## Begin Information provided

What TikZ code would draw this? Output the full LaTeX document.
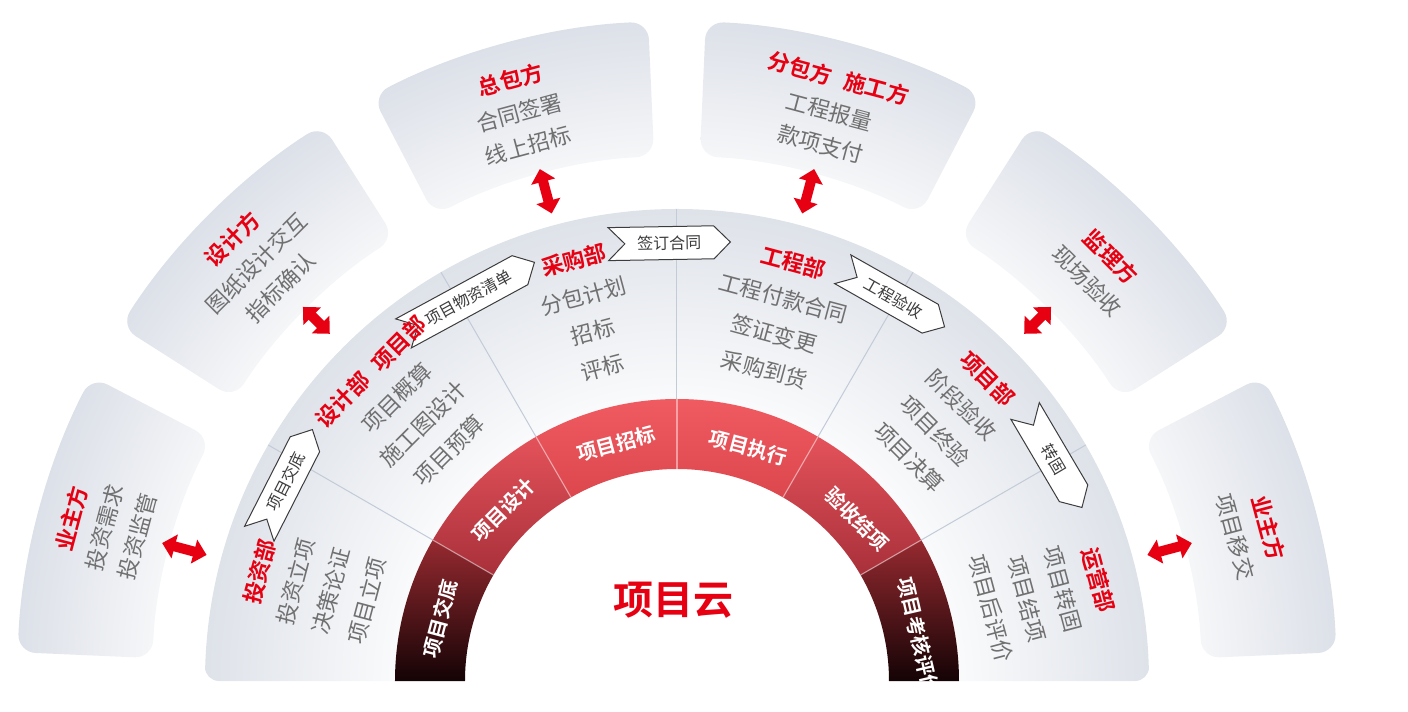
\documentclass[tikz,border=0pt]{standalone}
\usepackage{fontspec}
\setmainfont{Noto Sans CJK SC}[BoldFont={Noto Sans CJK SC Bold}]
\usetikzlibrary{positioning,shapes.symbols,arrows.meta}

\definecolor{cred}{HTML}{E60012}
\definecolor{ctext}{HTML}{707070}
\definecolor{ctag}{HTML}{3C3C3C}
\definecolor{ctilein}{HTML}{F5F6F8}
\definecolor{ctileout}{HTML}{DCE0E8}
\definecolor{cfanout}{HTML}{DEE2E9}
\definecolor{cline}{HTML}{C3CBD8}
\definecolor{ringtop}{HTML}{F05A61}
\definecolor{ringtopbot}{HTML}{DC474E}
\definecolor{ringmidtop}{HTML}{E4525A}
\definecolor{ringmidbot}{HTML}{A8303A}
\definecolor{ringlo}{HTML}{962A30}
\definecolor{ringbot}{HTML}{140305}

\pgfdeclareradialshading{tileshade}{\pgfpoint{0bp}{0bp}}{color(0bp)=(ctilein); color(19.9bp)=(ctilein); color(25bp)=(ctileout); color(50bp)=(ctileout)}
\pgfdeclareradialshading{fanshade}{\pgfpoint{0bp}{0bp}}{color(0bp)=(white); color(13bp)=(white); color(25bp)=(cfanout); color(50bp)=(cfanout)}

\newcommand{\redhead}[1]{\textcolor{cred}{\bfseries #1}}

\tikzset{
  handoff/.style={signal, signal from=west, signal to=east, draw=ctag, fill=white,
    line width=0.5pt, minimum height=16.5pt, inner xsep=5pt, inner ysep=0pt,
    text=ctag, font=\fontsize{8pt}{9pt}\selectfont},
  red arrow/.style={draw=cred, line width=5pt,
    {Triangle[width=12pt,length=6.5pt]}-{Triangle[width=12pt,length=6.5pt]}}
}

\begin{document}
\begin{tikzpicture}[x=0.5pt,y=0.5pt]
    \useasboundingbox (-677,-31) rectangle (731,681);
    %%%%% THE OUTER TILES
    \foreach \m [evaluate=\m as \lo using \m-12.5, evaluate=\m as \hi using \m+12.5] in {165,135,105,75,45,15}{
      \begin{scope}
        \clip[rounded corners=9pt] (\lo:525) arc[start angle=\lo, end angle=\hi, radius=525]
          -- (\hi:660) arc[start angle=\hi, end angle=\lo, radius=660] -- cycle;
        \shade[shading=tileshade] (0,0) circle (662);
      \end{scope}
    }
    %%%%% THE FAN
    \begin{scope}
      \clip[rounded corners=7pt] (-472,0) arc[start angle=180, end angle=0, radius=472] -- cycle;
      \shade[shading=fanshade] (0,0) circle (472);
    \end{scope}
    \foreach \a in {30,60,...,150}
      \draw[cline, line width=0.5pt] (\a:282) -- (\a:472);
    %%%%% THE RING
    \foreach \a/\tc/\bc in {0/ringlo/ringbot, 30/ringmidtop/ringmidbot, 60/ringtop/ringtopbot,
        90/ringtop/ringtopbot, 120/ringmidtop/ringmidbot, 150/ringlo/ringbot}
      \shade[top color=\tc, bottom color=\bc] (\a:212) -- (\a:282)
        arc[start angle=\a, end angle=\a+30, radius=282] -- (\a+30:212)
        arc[start angle=\a+30, end angle=\a, radius=212] -- cycle;
    \foreach \a in {30,60,...,150}
      \draw[white, opacity=0.45, line width=0.6pt] (\a:212) -- (\a:282);
    \begin{scope}[every node/.style={text=white, inner sep=0pt, font=\bfseries\fontsize{10pt}{12pt}\selectfont}]
      \clip (-480,0) rectangle (480,300);
      \node[rotate=75]  (STAGE-1) at (165.3:245) {项目交底};
      \node[rotate=45]  (STAGE-2) at (135.5:244) {项目设计};
      \node[rotate=15]  (STAGE-3) at (104.4:245) {项目招标};
      \node[rotate=-15] (STAGE-4) at (73:244)    {项目执行};
      \node[rotate=-45] (STAGE-5) at (42:242)    {验收结项};
      \node[rotate=-77] (STAGE-6) at (10.5:246)  {项目考核评价};
    \end{scope}
    \node[text=cred, font=\bfseries\fontsize{20pt}{24pt}\selectfont] (CLOUD) at (-3,81) {项目云};
    %%%%% THE HANDOFF TAGS
    \node[handoff, rotate=63, minimum width=53pt]    (TAG-1) at (153:439)   {项目交底};
    \node[handoff, rotate=28.5, minimum width=61pt]  (TAG-2) at (118.5:436) {项目物资清单};
    \node[handoff, rotate=1, minimum width=61pt]     (TAG-3) at (91:438)    {签订合同};
    \node[handoff, rotate=-29.5, minimum width=57pt] (TAG-4) at (60.5:440)  {工程验收};
    \node[handoff, rotate=-59.5, minimum width=56pt] (TAG-5) at (30.5:437)  {转固};
    %%%%% THE DEPARTMENTS
    \begin{scope}[every node/.style={align=center, text=ctext, inner sep=0pt, font=\fontsize{11pt}{18.5pt}\selectfont}]
      \node[rotate=75]  (DEPT-1) at (165.4:376) {\redhead{投资部}\\投资立项\\决策论证\\项目立项};
      \node[rotate=45]  (DEPT-2) at (134.7:380) {\redhead{设计部\hspace{0.6em}项目部}\\项目概算\\施工图设计\\项目预算};
      \node[rotate=15]  (DEPT-3) at (103.6:378) {\redhead{采购部}\\分包计划\\招标\\评标};
      \node[rotate=-15] (DEPT-4) at (74.4:379)  {\redhead{工程部}\\工程付款合同\\签证变更\\采购到货};
      \node[rotate=-45] (DEPT-5) at (44.1:378)  {\redhead{项目部}\\阶段验收\\项目终验\\项目决算};
      \node[rotate=-75] (DEPT-6) at (13.3:378)  {\redhead{运营部}\\项目转固\\项目结项\\项目后评价};
    \end{scope}
    %%%%% THE PARTIES
    \begin{scope}[every node/.style={align=center, text=ctext, inner sep=0pt, font=\fontsize{11pt}{17pt}\selectfont}]
      \node[rotate=75]  (PARTY-1) at (165:593)   {\redhead{业主方}\\投资需求\\投资监管};
      \node[rotate=45]  (PARTY-2) at (135.2:593) {\redhead{设计方}\\图纸设计交互\\指标确认};
      \node[rotate=15]  (PARTY-3) at (105.5:590) {\redhead{总包方}\\合同签署\\线上招标};
      \node[rotate=-15] (PARTY-4) at (75:590)    {\redhead{分包方\hspace{0.6em}施工方}\\工程报量\\款项支付};
      \node[rotate=-45] (PARTY-5) at (44.3:590)  {\redhead{监理方}\\现场验收};
      \node[rotate=-75] (PARTY-6) at (14.5:594)  {\redhead{业主方}\\项目移交};
    \end{scope}
    %%%%% LINKS FROM THE FAN TO THE TILES
    \foreach \m/\rin/\rout [count=\i] in {165/487/533, 135/491/529, 105/484/530,
        75/484/530, 45/491/529, 15/487/533}{
      \coordinate (FAN-\i) at (\m:\rin);
      \coordinate (TILE-\i) at (\m:\rout);
      \draw[red arrow] (FAN-\i) -- (TILE-\i);
    }
\end{tikzpicture}
\end{document}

## End Information provided

_Given task:_ Copy the material exactly. Do not include the pictures.

_Output for this task:_
What TikZ code would draw this? Output the full LaTeX document.
\documentclass[tikz,border=0pt]{standalone}
\usepackage{fontspec}
\setmainfont{Noto Sans CJK SC}[BoldFont={Noto Sans CJK SC Bold}]
\usetikzlibrary{positioning,shapes.symbols,arrows.meta}

\definecolor{cred}{HTML}{E60012}
\definecolor{ctext}{HTML}{707070}
\definecolor{ctag}{HTML}{3C3C3C}
\definecolor{ctilein}{HTML}{F5F6F8}
\definecolor{ctileout}{HTML}{DCE0E8}
\definecolor{cfanout}{HTML}{DEE2E9}
\definecolor{cline}{HTML}{C3CBD8}
\definecolor{ringtop}{HTML}{F05A61}
\definecolor{ringtopbot}{HTML}{DC474E}
\definecolor{ringmidtop}{HTML}{E4525A}
\definecolor{ringmidbot}{HTML}{A8303A}
\definecolor{ringlo}{HTML}{962A30}
\definecolor{ringbot}{HTML}{140305}

\pgfdeclareradialshading{tileshade}{\pgfpoint{0bp}{0bp}}{color(0bp)=(ctilein); color(19.9bp)=(ctilein); color(25bp)=(ctileout); color(50bp)=(ctileout)}
\pgfdeclareradialshading{fanshade}{\pgfpoint{0bp}{0bp}}{color(0bp)=(white); color(13bp)=(white); color(25bp)=(cfanout); color(50bp)=(cfanout)}

\newcommand{\redhead}[1]{\textcolor{cred}{\bfseries #1}}

\tikzset{
  handoff/.style={signal, signal from=west, signal to=east, draw=ctag, fill=white,
    line width=0.5pt, minimum height=16.5pt, inner xsep=5pt, inner ysep=0pt,
    text=ctag, font=\fontsize{8pt}{9pt}\selectfont},
  red arrow/.style={draw=cred, line width=5pt,
    {Triangle[width=12pt,length=6.5pt]}-{Triangle[width=12pt,length=6.5pt]}}
}

\begin{document}
\begin{tikzpicture}[x=0.5pt,y=0.5pt]
    \useasboundingbox (-677,-31) rectangle (731,681);
    %%%%% THE OUTER TILES
    \foreach \m [evaluate=\m as \lo using \m-12.5, evaluate=\m as \hi using \m+12.5] in {165,135,105,75,45,15}{
      \begin{scope}
        \clip[rounded corners=9pt] (\lo:525) arc[start angle=\lo, end angle=\hi, radius=525]
          -- (\hi:660) arc[start angle=\hi, end angle=\lo, radius=660] -- cycle;
        \shade[shading=tileshade] (0,0) circle (662);
      \end{scope}
    }
    %%%%% THE FAN
    \begin{scope}
      \clip[rounded corners=7pt] (-472,0) arc[start angle=180, end angle=0, radius=472] -- cycle;
      \shade[shading=fanshade] (0,0) circle (472);
    \end{scope}
    \foreach \a in {30,60,...,150}
      \draw[cline, line width=0.5pt] (\a:282) -- (\a:472);
    %%%%% THE RING
    \foreach \a/\tc/\bc in {0/ringlo/ringbot, 30/ringmidtop/ringmidbot, 60/ringtop/ringtopbot,
        90/ringtop/ringtopbot, 120/ringmidtop/ringmidbot, 150/ringlo/ringbot}
      \shade[top color=\tc, bottom color=\bc] (\a:212) -- (\a:282)
        arc[start angle=\a, end angle=\a+30, radius=282] -- (\a+30:212)
        arc[start angle=\a+30, end angle=\a, radius=212] -- cycle;
    \foreach \a in {30,60,...,150}
      \draw[white, opacity=0.45, line width=0.6pt] (\a:212) -- (\a:282);
    \begin{scope}[every node/.style={text=white, inner sep=0pt, font=\bfseries\fontsize{10pt}{12pt}\selectfont}]
      \clip (-480,0) rectangle (480,300);
      \node[rotate=75]  (STAGE-1) at (165.3:245) {项目交底};
      \node[rotate=45]  (STAGE-2) at (135.5:244) {项目设计};
      \node[rotate=15]  (STAGE-3) at (104.4:245) {项目招标};
      \node[rotate=-15] (STAGE-4) at (73:244)    {项目执行};
      \node[rotate=-45] (STAGE-5) at (42:242)    {验收结项};
      \node[rotate=-77] (STAGE-6) at (10.5:246)  {项目考核评价};
    \end{scope}
    \node[text=cred, font=\bfseries\fontsize{20pt}{24pt}\selectfont] (CLOUD) at (-3,81) {项目云};
    %%%%% THE HANDOFF TAGS
    \node[handoff, rotate=63, minimum width=53pt]    (TAG-1) at (153:439)   {项目交底};
    \node[handoff, rotate=28.5, minimum width=61pt]  (TAG-2) at (118.5:436) {项目物资清单};
    \node[handoff, rotate=1, minimum width=61pt]     (TAG-3) at (91:438)    {签订合同};
    \node[handoff, rotate=-29.5, minimum width=57pt] (TAG-4) at (60.5:440)  {工程验收};
    \node[handoff, rotate=-59.5, minimum width=56pt] (TAG-5) at (30.5:437)  {转固};
    %%%%% THE DEPARTMENTS
    \begin{scope}[every node/.style={align=center, text=ctext, inner sep=0pt, font=\fontsize{11pt}{18.5pt}\selectfont}]
      \node[rotate=75]  (DEPT-1) at (165.4:376) {\redhead{投资部}\\投资立项\\决策论证\\项目立项};
      \node[rotate=45]  (DEPT-2) at (134.7:380) {\redhead{设计部\hspace{0.6em}项目部}\\项目概算\\施工图设计\\项目预算};
      \node[rotate=15]  (DEPT-3) at (103.6:378) {\redhead{采购部}\\分包计划\\招标\\评标};
      \node[rotate=-15] (DEPT-4) at (74.4:379)  {\redhead{工程部}\\工程付款合同\\签证变更\\采购到货};
      \node[rotate=-45] (DEPT-5) at (44.1:378)  {\redhead{项目部}\\阶段验收\\项目终验\\项目决算};
      \node[rotate=-75] (DEPT-6) at (13.3:378)  {\redhead{运营部}\\项目转固\\项目结项\\项目后评价};
    \end{scope}
    %%%%% THE PARTIES
    \begin{scope}[every node/.style={align=center, text=ctext, inner sep=0pt, font=\fontsize{11pt}{17pt}\selectfont}]
      \node[rotate=75]  (PARTY-1) at (165:593)   {\redhead{业主方}\\投资需求\\投资监管};
      \node[rotate=45]  (PARTY-2) at (135.2:593) {\redhead{设计方}\\图纸设计交互\\指标确认};
      \node[rotate=15]  (PARTY-3) at (105.5:590) {\redhead{总包方}\\合同签署\\线上招标};
      \node[rotate=-15] (PARTY-4) at (75:590)    {\redhead{分包方\hspace{0.6em}施工方}\\工程报量\\款项支付};
      \node[rotate=-45] (PARTY-5) at (44.3:590)  {\redhead{监理方}\\现场验收};
      \node[rotate=-75] (PARTY-6) at (14.5:594)  {\redhead{业主方}\\项目移交};
    \end{scope}
    %%%%% LINKS FROM THE FAN TO THE TILES
    \foreach \m/\rin/\rout [count=\i] in {165/487/533, 135/491/529, 105/484/530,
        75/484/530, 45/491/529, 15/487/533}{
      \coordinate (FAN-\i) at (\m:\rin);
      \coordinate (TILE-\i) at (\m:\rout);
      \draw[red arrow] (FAN-\i) -- (TILE-\i);
    }
\end{tikzpicture}
\end{document}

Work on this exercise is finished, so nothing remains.